Each line below must be set down exactly; omit any image you find.
=== DATASET EXCERPT ===
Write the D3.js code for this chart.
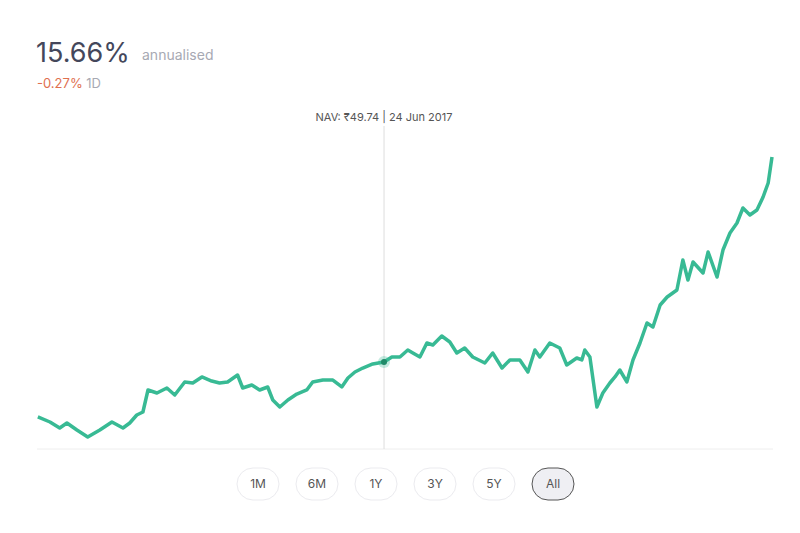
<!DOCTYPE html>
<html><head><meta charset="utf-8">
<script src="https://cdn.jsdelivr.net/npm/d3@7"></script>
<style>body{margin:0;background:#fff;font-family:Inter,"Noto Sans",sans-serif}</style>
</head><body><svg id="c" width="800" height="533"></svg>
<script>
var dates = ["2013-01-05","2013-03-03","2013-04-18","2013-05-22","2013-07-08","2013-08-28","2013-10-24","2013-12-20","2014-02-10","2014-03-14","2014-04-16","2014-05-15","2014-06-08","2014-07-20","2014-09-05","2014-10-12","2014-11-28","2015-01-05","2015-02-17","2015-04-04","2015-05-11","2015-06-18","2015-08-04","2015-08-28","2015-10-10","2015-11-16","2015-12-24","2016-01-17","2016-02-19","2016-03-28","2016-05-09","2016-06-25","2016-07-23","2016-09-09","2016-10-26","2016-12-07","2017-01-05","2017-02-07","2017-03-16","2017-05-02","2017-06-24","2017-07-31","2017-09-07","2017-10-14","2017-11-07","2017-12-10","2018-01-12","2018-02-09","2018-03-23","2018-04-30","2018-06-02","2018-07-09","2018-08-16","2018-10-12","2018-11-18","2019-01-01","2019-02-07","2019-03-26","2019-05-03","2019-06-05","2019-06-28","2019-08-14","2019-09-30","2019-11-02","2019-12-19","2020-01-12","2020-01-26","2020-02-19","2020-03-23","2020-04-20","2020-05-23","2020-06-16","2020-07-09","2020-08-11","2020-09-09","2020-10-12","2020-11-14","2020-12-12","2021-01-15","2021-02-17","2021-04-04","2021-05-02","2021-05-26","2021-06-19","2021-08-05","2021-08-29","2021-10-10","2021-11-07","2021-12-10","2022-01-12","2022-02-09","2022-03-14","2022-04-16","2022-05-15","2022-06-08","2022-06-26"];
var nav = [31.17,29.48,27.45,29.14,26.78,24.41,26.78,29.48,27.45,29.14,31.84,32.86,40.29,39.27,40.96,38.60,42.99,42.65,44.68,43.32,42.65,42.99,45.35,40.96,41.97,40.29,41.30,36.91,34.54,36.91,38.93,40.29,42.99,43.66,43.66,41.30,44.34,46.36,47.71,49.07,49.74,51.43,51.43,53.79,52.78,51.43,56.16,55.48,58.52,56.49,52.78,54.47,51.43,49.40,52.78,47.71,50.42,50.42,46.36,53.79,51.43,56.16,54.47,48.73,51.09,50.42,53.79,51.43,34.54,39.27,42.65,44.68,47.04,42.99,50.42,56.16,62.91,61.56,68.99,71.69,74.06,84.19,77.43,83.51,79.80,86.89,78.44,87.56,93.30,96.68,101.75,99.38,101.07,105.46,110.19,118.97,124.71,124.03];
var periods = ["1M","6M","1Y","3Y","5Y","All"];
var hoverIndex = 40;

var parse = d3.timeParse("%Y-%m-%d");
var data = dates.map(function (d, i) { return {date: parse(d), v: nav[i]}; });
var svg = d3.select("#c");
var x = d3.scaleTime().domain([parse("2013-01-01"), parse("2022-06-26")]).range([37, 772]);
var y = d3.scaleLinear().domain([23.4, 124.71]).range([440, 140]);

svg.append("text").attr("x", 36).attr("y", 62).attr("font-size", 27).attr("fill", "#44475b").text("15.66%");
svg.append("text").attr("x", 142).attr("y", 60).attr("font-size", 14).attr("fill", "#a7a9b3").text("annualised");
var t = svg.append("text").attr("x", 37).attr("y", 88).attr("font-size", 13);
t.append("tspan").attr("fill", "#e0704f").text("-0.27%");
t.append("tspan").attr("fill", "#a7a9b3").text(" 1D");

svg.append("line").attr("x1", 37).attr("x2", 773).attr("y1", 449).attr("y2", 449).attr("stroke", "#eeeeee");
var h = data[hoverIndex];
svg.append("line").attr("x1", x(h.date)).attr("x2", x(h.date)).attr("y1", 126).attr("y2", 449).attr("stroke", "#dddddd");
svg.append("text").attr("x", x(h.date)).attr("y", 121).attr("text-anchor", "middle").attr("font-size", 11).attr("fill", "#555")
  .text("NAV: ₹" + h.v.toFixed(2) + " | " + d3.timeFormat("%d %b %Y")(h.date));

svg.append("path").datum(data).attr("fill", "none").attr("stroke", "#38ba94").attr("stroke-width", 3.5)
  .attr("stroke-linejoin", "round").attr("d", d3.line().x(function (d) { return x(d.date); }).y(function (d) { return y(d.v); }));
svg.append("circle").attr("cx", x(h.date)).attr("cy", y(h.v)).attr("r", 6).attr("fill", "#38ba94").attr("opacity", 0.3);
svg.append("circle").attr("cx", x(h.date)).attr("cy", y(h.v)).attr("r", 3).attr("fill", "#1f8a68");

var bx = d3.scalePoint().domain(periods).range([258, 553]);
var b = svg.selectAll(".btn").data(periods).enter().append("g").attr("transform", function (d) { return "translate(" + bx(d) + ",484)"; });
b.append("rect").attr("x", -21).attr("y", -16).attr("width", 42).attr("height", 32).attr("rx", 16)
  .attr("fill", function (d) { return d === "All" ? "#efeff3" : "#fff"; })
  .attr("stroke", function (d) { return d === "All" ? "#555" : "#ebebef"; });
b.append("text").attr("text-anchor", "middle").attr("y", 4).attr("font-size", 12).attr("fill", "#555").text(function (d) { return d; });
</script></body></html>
===
# [FINAL ANSWER]
Write the D3.js code for this chart.
<!DOCTYPE html>
<html><head><meta charset="utf-8">
<script src="https://cdn.jsdelivr.net/npm/d3@7"></script>
<style>body{margin:0;background:#fff;font-family:Inter,"Noto Sans",sans-serif}</style>
</head><body><svg id="c" width="800" height="533"></svg>
<script>
var dates = ["2013-01-05","2013-03-03","2013-04-18","2013-05-22","2013-07-08","2013-08-28","2013-10-24","2013-12-20","2014-02-10","2014-03-14","2014-04-16","2014-05-15","2014-06-08","2014-07-20","2014-09-05","2014-10-12","2014-11-28","2015-01-05","2015-02-17","2015-04-04","2015-05-11","2015-06-18","2015-08-04","2015-08-28","2015-10-10","2015-11-16","2015-12-24","2016-01-17","2016-02-19","2016-03-28","2016-05-09","2016-06-25","2016-07-23","2016-09-09","2016-10-26","2016-12-07","2017-01-05","2017-02-07","2017-03-16","2017-05-02","2017-06-24","2017-07-31","2017-09-07","2017-10-14","2017-11-07","2017-12-10","2018-01-12","2018-02-09","2018-03-23","2018-04-30","2018-06-02","2018-07-09","2018-08-16","2018-10-12","2018-11-18","2019-01-01","2019-02-07","2019-03-26","2019-05-03","2019-06-05","2019-06-28","2019-08-14","2019-09-30","2019-11-02","2019-12-19","2020-01-12","2020-01-26","2020-02-19","2020-03-23","2020-04-20","2020-05-23","2020-06-16","2020-07-09","2020-08-11","2020-09-09","2020-10-12","2020-11-14","2020-12-12","2021-01-15","2021-02-17","2021-04-04","2021-05-02","2021-05-26","2021-06-19","2021-08-05","2021-08-29","2021-10-10","2021-11-07","2021-12-10","2022-01-12","2022-02-09","2022-03-14","2022-04-16","2022-05-15","2022-06-08","2022-06-26"];
var nav = [31.17,29.48,27.45,29.14,26.78,24.41,26.78,29.48,27.45,29.14,31.84,32.86,40.29,39.27,40.96,38.60,42.99,42.65,44.68,43.32,42.65,42.99,45.35,40.96,41.97,40.29,41.30,36.91,34.54,36.91,38.93,40.29,42.99,43.66,43.66,41.30,44.34,46.36,47.71,49.07,49.74,51.43,51.43,53.79,52.78,51.43,56.16,55.48,58.52,56.49,52.78,54.47,51.43,49.40,52.78,47.71,50.42,50.42,46.36,53.79,51.43,56.16,54.47,48.73,51.09,50.42,53.79,51.43,34.54,39.27,42.65,44.68,47.04,42.99,50.42,56.16,62.91,61.56,68.99,71.69,74.06,84.19,77.43,83.51,79.80,86.89,78.44,87.56,93.30,96.68,101.75,99.38,101.07,105.46,110.19,118.97,124.71,124.03];
var periods = ["1M","6M","1Y","3Y","5Y","All"];
var hoverIndex = 40;

var parse = d3.timeParse("%Y-%m-%d");
var data = dates.map(function (d, i) { return {date: parse(d), v: nav[i]}; });
var svg = d3.select("#c");
var x = d3.scaleTime().domain([parse("2013-01-01"), parse("2022-06-26")]).range([37, 772]);
var y = d3.scaleLinear().domain([23.4, 124.71]).range([440, 140]);

svg.append("text").attr("x", 36).attr("y", 62).attr("font-size", 27).attr("fill", "#44475b").text("15.66%");
svg.append("text").attr("x", 142).attr("y", 60).attr("font-size", 14).attr("fill", "#a7a9b3").text("annualised");
var t = svg.append("text").attr("x", 37).attr("y", 88).attr("font-size", 13);
t.append("tspan").attr("fill", "#e0704f").text("-0.27%");
t.append("tspan").attr("fill", "#a7a9b3").text(" 1D");

svg.append("line").attr("x1", 37).attr("x2", 773).attr("y1", 449).attr("y2", 449).attr("stroke", "#eeeeee");
var h = data[hoverIndex];
svg.append("line").attr("x1", x(h.date)).attr("x2", x(h.date)).attr("y1", 126).attr("y2", 449).attr("stroke", "#dddddd");
svg.append("text").attr("x", x(h.date)).attr("y", 121).attr("text-anchor", "middle").attr("font-size", 11).attr("fill", "#555")
  .text("NAV: ₹" + h.v.toFixed(2) + " | " + d3.timeFormat("%d %b %Y")(h.date));

svg.append("path").datum(data).attr("fill", "none").attr("stroke", "#38ba94").attr("stroke-width", 3.5)
  .attr("stroke-linejoin", "round").attr("d", d3.line().x(function (d) { return x(d.date); }).y(function (d) { return y(d.v); }));
svg.append("circle").attr("cx", x(h.date)).attr("cy", y(h.v)).attr("r", 6).attr("fill", "#38ba94").attr("opacity", 0.3);
svg.append("circle").attr("cx", x(h.date)).attr("cy", y(h.v)).attr("r", 3).attr("fill", "#1f8a68");

var bx = d3.scalePoint().domain(periods).range([258, 553]);
var b = svg.selectAll(".btn").data(periods).enter().append("g").attr("transform", function (d) { return "translate(" + bx(d) + ",484)"; });
b.append("rect").attr("x", -21).attr("y", -16).attr("width", 42).attr("height", 32).attr("rx", 16)
  .attr("fill", function (d) { return d === "All" ? "#efeff3" : "#fff"; })
  .attr("stroke", function (d) { return d === "All" ? "#555" : "#ebebef"; });
b.append("text").attr("text-anchor", "middle").attr("y", 4).attr("font-size", 12).attr("fill", "#555").text(function (d) { return d; });
</script></body></html>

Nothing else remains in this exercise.